### DATA LINES
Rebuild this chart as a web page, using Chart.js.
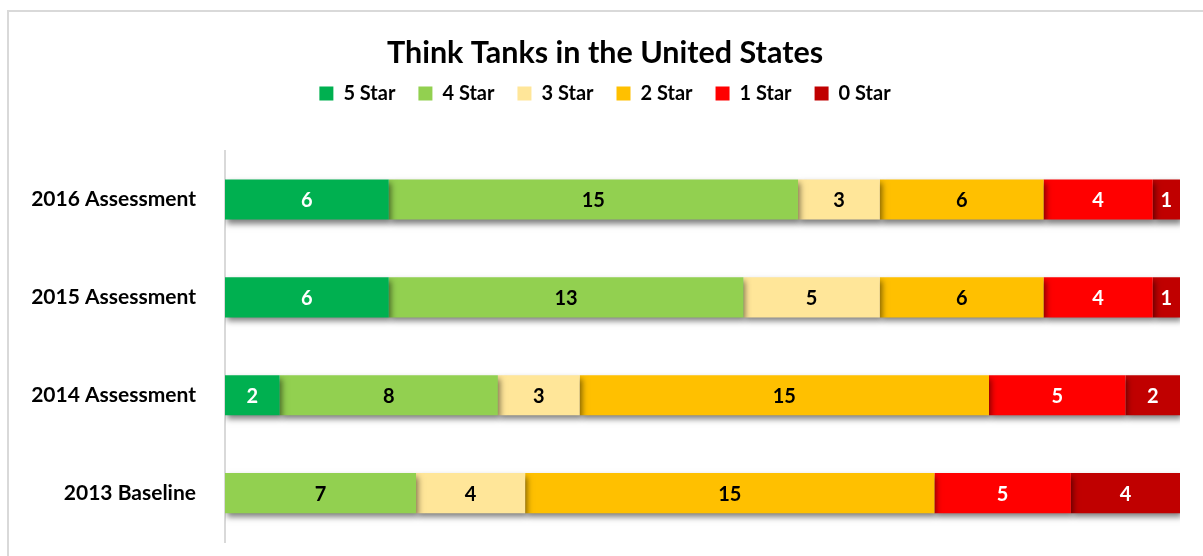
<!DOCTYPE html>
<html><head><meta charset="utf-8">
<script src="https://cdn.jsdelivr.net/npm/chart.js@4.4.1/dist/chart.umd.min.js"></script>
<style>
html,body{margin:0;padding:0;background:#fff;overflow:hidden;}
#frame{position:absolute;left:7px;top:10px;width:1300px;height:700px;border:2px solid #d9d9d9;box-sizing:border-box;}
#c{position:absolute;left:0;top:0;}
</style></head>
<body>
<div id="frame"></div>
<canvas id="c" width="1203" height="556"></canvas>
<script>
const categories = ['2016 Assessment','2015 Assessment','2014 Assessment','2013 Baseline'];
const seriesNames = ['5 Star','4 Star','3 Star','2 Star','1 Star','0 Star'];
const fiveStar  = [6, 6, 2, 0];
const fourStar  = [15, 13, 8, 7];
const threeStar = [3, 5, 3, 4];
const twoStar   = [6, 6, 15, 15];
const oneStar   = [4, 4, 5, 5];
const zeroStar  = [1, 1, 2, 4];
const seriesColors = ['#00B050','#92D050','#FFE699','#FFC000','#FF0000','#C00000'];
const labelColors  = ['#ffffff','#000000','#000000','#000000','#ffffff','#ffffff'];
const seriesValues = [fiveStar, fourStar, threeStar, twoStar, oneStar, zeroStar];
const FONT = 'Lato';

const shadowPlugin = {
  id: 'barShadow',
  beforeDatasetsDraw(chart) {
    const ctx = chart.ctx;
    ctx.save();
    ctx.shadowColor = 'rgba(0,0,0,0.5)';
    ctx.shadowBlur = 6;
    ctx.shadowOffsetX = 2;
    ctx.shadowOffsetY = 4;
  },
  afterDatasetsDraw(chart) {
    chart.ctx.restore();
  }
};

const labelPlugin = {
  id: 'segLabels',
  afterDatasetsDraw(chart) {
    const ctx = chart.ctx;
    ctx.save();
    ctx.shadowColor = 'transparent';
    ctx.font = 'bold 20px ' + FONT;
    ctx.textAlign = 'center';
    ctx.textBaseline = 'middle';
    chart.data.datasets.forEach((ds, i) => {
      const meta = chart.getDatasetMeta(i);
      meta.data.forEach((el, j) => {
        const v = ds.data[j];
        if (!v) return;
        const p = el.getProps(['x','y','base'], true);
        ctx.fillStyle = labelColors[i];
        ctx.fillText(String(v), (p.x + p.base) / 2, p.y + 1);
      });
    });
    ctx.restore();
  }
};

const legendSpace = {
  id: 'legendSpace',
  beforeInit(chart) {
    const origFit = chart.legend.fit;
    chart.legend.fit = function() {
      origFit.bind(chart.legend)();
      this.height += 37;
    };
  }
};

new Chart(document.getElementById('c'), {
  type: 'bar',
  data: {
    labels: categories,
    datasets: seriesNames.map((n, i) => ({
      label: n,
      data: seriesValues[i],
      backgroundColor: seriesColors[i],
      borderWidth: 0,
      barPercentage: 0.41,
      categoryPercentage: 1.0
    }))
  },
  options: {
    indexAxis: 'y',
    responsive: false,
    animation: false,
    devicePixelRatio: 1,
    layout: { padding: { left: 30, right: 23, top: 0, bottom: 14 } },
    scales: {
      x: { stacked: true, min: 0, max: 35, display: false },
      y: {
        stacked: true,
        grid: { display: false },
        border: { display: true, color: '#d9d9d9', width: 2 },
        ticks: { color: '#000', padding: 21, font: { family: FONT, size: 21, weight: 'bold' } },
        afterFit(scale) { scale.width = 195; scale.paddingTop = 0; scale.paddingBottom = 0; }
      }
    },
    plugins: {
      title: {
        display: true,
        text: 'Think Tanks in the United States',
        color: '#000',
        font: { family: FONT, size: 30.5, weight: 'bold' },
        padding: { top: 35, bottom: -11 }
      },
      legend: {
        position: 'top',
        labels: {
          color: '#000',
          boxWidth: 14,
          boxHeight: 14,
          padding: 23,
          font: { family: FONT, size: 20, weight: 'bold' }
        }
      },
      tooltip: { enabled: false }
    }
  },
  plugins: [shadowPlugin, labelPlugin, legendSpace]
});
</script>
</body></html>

### WRITTEN REQUEST
Print out the lines exactly, skipping any picture.

### COMPLETED EXERCISE
Rebuild this chart as a web page, using Chart.js.
<!DOCTYPE html>
<html><head><meta charset="utf-8">
<script src="https://cdn.jsdelivr.net/npm/chart.js@4.4.1/dist/chart.umd.min.js"></script>
<style>
html,body{margin:0;padding:0;background:#fff;overflow:hidden;}
#frame{position:absolute;left:7px;top:10px;width:1300px;height:700px;border:2px solid #d9d9d9;box-sizing:border-box;}
#c{position:absolute;left:0;top:0;}
</style></head>
<body>
<div id="frame"></div>
<canvas id="c" width="1203" height="556"></canvas>
<script>
const categories = ['2016 Assessment','2015 Assessment','2014 Assessment','2013 Baseline'];
const seriesNames = ['5 Star','4 Star','3 Star','2 Star','1 Star','0 Star'];
const fiveStar  = [6, 6, 2, 0];
const fourStar  = [15, 13, 8, 7];
const threeStar = [3, 5, 3, 4];
const twoStar   = [6, 6, 15, 15];
const oneStar   = [4, 4, 5, 5];
const zeroStar  = [1, 1, 2, 4];
const seriesColors = ['#00B050','#92D050','#FFE699','#FFC000','#FF0000','#C00000'];
const labelColors  = ['#ffffff','#000000','#000000','#000000','#ffffff','#ffffff'];
const seriesValues = [fiveStar, fourStar, threeStar, twoStar, oneStar, zeroStar];
const FONT = 'Lato';

const shadowPlugin = {
  id: 'barShadow',
  beforeDatasetsDraw(chart) {
    const ctx = chart.ctx;
    ctx.save();
    ctx.shadowColor = 'rgba(0,0,0,0.5)';
    ctx.shadowBlur = 6;
    ctx.shadowOffsetX = 2;
    ctx.shadowOffsetY = 4;
  },
  afterDatasetsDraw(chart) {
    chart.ctx.restore();
  }
};

const labelPlugin = {
  id: 'segLabels',
  afterDatasetsDraw(chart) {
    const ctx = chart.ctx;
    ctx.save();
    ctx.shadowColor = 'transparent';
    ctx.font = 'bold 20px ' + FONT;
    ctx.textAlign = 'center';
    ctx.textBaseline = 'middle';
    chart.data.datasets.forEach((ds, i) => {
      const meta = chart.getDatasetMeta(i);
      meta.data.forEach((el, j) => {
        const v = ds.data[j];
        if (!v) return;
        const p = el.getProps(['x','y','base'], true);
        ctx.fillStyle = labelColors[i];
        ctx.fillText(String(v), (p.x + p.base) / 2, p.y + 1);
      });
    });
    ctx.restore();
  }
};

const legendSpace = {
  id: 'legendSpace',
  beforeInit(chart) {
    const origFit = chart.legend.fit;
    chart.legend.fit = function() {
      origFit.bind(chart.legend)();
      this.height += 37;
    };
  }
};

new Chart(document.getElementById('c'), {
  type: 'bar',
  data: {
    labels: categories,
    datasets: seriesNames.map((n, i) => ({
      label: n,
      data: seriesValues[i],
      backgroundColor: seriesColors[i],
      borderWidth: 0,
      barPercentage: 0.41,
      categoryPercentage: 1.0
    }))
  },
  options: {
    indexAxis: 'y',
    responsive: false,
    animation: false,
    devicePixelRatio: 1,
    layout: { padding: { left: 30, right: 23, top: 0, bottom: 14 } },
    scales: {
      x: { stacked: true, min: 0, max: 35, display: false },
      y: {
        stacked: true,
        grid: { display: false },
        border: { display: true, color: '#d9d9d9', width: 2 },
        ticks: { color: '#000', padding: 21, font: { family: FONT, size: 21, weight: 'bold' } },
        afterFit(scale) { scale.width = 195; scale.paddingTop = 0; scale.paddingBottom = 0; }
      }
    },
    plugins: {
      title: {
        display: true,
        text: 'Think Tanks in the United States',
        color: '#000',
        font: { family: FONT, size: 30.5, weight: 'bold' },
        padding: { top: 35, bottom: -11 }
      },
      legend: {
        position: 'top',
        labels: {
          color: '#000',
          boxWidth: 14,
          boxHeight: 14,
          padding: 23,
          font: { family: FONT, size: 20, weight: 'bold' }
        }
      },
      tooltip: { enabled: false }
    }
  },
  plugins: [shadowPlugin, labelPlugin, legendSpace]
});
</script>
</body></html>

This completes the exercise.